Brunswick partnered with code.org
, as the school has done every December since 2014, to celebrate Computer Science Education Week across all divisions.
The Hour of Code is a one-hour introduction to computer science, using fun tutorials to show that anybody can learn the basics. This grassroots campaign is supported by over 400 partners and 200,000 educators worldwide.
But according to Sunil Gupta, chair of the computer science department, the Hour of Code stretches far beyond that one-hour introduction.
“One hour isn’t enough to learn how to code,” Gupta said.
“It's about increasing access to computer science by breaking stereotypes and opening doors. Somebody may learn programming concepts like loops, conditionals, or basic debugging through the Hour of Code. But a much more important goal is for students and teachers to learn that computer science is logical and fun — you can start at any age, in any setting, even if you don’t have a computer.”

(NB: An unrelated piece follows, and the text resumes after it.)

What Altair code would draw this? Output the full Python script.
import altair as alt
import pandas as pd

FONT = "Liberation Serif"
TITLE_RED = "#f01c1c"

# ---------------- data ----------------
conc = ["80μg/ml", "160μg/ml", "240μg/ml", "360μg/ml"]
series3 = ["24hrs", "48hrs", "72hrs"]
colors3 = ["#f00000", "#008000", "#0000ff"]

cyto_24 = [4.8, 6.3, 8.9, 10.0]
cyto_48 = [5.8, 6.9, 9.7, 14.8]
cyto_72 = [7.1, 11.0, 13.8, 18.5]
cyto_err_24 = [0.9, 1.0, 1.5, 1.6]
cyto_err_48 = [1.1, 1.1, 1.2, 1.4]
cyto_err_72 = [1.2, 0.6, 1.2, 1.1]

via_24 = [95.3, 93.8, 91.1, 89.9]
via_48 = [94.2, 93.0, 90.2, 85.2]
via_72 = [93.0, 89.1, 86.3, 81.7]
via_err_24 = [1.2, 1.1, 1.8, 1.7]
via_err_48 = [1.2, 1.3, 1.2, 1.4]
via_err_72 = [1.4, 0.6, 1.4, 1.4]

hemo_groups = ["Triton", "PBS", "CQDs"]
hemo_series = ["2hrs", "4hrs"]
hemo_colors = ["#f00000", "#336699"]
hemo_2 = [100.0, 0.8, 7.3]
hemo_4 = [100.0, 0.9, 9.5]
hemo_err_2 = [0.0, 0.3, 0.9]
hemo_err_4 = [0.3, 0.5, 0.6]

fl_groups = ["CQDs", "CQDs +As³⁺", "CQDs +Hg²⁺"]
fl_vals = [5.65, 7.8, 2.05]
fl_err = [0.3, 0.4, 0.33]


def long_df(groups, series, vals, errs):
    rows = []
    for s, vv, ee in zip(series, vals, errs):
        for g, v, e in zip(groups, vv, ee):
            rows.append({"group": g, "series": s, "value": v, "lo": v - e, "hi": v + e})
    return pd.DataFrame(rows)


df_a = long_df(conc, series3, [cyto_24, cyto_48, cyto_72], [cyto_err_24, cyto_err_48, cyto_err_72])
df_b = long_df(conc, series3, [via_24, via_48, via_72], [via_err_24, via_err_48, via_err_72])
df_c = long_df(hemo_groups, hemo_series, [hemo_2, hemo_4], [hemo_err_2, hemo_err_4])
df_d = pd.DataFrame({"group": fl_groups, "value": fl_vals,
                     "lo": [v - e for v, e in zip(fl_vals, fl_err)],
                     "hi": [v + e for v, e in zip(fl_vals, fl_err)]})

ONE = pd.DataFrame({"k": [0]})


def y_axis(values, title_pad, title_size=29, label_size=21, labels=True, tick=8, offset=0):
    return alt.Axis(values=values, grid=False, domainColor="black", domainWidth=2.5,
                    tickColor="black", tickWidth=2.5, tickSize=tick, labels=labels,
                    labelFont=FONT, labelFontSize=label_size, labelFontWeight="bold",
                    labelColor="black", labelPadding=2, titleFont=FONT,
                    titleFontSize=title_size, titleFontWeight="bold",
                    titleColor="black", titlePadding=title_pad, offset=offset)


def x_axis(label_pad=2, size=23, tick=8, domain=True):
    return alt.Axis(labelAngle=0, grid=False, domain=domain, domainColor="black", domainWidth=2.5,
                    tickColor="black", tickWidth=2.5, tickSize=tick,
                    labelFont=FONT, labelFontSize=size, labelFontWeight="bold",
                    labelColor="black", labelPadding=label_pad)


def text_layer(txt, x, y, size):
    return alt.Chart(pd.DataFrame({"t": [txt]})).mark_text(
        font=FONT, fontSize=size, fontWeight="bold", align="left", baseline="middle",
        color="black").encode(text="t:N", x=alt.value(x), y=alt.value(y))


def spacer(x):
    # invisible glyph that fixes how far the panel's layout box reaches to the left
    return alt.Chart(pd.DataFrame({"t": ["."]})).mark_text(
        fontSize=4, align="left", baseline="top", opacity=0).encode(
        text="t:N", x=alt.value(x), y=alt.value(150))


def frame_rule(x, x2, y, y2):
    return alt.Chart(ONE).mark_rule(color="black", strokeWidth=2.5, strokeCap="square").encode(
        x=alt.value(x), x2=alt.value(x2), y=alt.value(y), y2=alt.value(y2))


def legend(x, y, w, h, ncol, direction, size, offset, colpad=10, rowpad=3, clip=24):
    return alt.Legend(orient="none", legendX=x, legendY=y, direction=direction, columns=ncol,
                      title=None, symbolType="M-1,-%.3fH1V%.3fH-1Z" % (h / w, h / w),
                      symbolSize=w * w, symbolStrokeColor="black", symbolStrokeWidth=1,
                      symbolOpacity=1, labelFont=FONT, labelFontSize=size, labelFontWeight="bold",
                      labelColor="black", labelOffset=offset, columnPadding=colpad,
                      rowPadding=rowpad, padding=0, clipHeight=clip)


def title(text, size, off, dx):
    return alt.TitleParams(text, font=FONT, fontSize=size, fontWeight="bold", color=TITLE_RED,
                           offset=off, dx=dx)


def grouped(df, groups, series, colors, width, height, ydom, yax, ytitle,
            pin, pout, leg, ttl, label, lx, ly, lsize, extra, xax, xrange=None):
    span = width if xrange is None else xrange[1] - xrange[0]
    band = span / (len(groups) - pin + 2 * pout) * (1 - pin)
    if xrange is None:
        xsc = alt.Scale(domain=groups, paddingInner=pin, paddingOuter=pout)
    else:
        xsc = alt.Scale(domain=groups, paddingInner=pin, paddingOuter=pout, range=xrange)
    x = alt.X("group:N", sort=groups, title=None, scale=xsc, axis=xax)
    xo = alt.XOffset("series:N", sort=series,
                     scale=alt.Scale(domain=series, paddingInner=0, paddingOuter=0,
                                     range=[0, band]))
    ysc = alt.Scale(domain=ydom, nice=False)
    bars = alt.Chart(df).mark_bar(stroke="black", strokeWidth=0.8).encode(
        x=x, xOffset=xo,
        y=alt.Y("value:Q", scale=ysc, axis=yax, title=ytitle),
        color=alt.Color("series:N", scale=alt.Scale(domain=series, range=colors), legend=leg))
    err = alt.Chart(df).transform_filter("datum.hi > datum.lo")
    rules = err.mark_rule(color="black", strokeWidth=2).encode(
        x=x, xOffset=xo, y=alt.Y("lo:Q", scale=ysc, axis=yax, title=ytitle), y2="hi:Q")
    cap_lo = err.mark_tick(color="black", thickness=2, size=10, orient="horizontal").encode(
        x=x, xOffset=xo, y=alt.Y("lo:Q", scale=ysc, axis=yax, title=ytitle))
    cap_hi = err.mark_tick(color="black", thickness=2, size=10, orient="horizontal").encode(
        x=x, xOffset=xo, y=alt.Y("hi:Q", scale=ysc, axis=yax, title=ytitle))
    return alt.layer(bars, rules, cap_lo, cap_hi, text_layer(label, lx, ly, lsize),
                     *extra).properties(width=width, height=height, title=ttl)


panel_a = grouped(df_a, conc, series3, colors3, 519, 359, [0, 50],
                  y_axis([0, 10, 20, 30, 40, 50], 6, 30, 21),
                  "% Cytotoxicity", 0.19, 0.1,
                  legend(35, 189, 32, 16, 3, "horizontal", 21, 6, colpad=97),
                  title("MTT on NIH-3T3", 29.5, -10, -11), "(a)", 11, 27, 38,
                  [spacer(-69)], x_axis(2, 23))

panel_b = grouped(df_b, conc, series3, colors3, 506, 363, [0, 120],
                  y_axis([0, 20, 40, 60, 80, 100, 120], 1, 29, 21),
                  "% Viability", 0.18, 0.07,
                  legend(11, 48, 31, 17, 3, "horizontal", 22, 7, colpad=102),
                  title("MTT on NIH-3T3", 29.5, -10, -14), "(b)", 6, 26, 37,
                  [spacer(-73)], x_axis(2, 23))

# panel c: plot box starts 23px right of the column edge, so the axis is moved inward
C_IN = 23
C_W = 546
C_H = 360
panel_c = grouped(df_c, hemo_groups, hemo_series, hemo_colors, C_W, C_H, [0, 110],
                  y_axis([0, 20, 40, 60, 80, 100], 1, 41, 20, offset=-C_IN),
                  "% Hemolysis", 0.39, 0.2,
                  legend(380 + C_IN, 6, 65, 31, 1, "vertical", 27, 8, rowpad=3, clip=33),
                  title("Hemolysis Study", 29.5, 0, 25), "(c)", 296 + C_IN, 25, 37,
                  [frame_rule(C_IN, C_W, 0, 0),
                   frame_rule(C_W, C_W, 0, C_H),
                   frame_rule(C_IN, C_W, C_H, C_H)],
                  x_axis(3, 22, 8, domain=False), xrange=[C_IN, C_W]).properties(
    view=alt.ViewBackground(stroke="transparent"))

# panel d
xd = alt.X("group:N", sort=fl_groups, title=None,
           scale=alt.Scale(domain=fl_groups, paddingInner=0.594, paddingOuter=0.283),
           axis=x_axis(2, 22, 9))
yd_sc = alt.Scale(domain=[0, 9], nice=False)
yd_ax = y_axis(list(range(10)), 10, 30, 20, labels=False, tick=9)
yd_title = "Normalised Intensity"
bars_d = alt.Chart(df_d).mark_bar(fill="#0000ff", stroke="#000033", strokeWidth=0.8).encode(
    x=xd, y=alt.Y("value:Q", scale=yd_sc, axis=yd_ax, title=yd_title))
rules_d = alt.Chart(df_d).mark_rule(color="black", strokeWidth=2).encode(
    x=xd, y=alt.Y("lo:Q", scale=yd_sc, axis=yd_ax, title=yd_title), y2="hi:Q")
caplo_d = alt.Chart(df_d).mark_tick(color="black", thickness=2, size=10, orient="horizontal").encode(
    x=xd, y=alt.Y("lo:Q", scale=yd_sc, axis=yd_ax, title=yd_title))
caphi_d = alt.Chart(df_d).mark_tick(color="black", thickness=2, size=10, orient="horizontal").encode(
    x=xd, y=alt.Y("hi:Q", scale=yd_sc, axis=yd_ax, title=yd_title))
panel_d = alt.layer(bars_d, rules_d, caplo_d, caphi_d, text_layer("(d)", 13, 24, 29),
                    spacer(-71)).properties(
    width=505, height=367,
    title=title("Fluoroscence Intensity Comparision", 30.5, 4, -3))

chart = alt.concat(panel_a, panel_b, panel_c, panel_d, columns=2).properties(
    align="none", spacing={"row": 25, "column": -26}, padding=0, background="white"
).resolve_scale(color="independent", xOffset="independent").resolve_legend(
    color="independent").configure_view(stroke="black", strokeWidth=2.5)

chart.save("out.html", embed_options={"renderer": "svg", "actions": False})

Many “lightbulb” moments occurred throughout the week as students tried out a bunch of challenging and fun coding activities and games — all designed to teach computational thinking, not just how-to code.
Students ultimately learned to become better thinkers and communicators, while honing their critical-thinking and problem-solving skills.
“It was a joy to see so many students, teachers, and parents explore, play, and create — some for the very first time — as they participated enthusiastically in our Hour of Code activities.”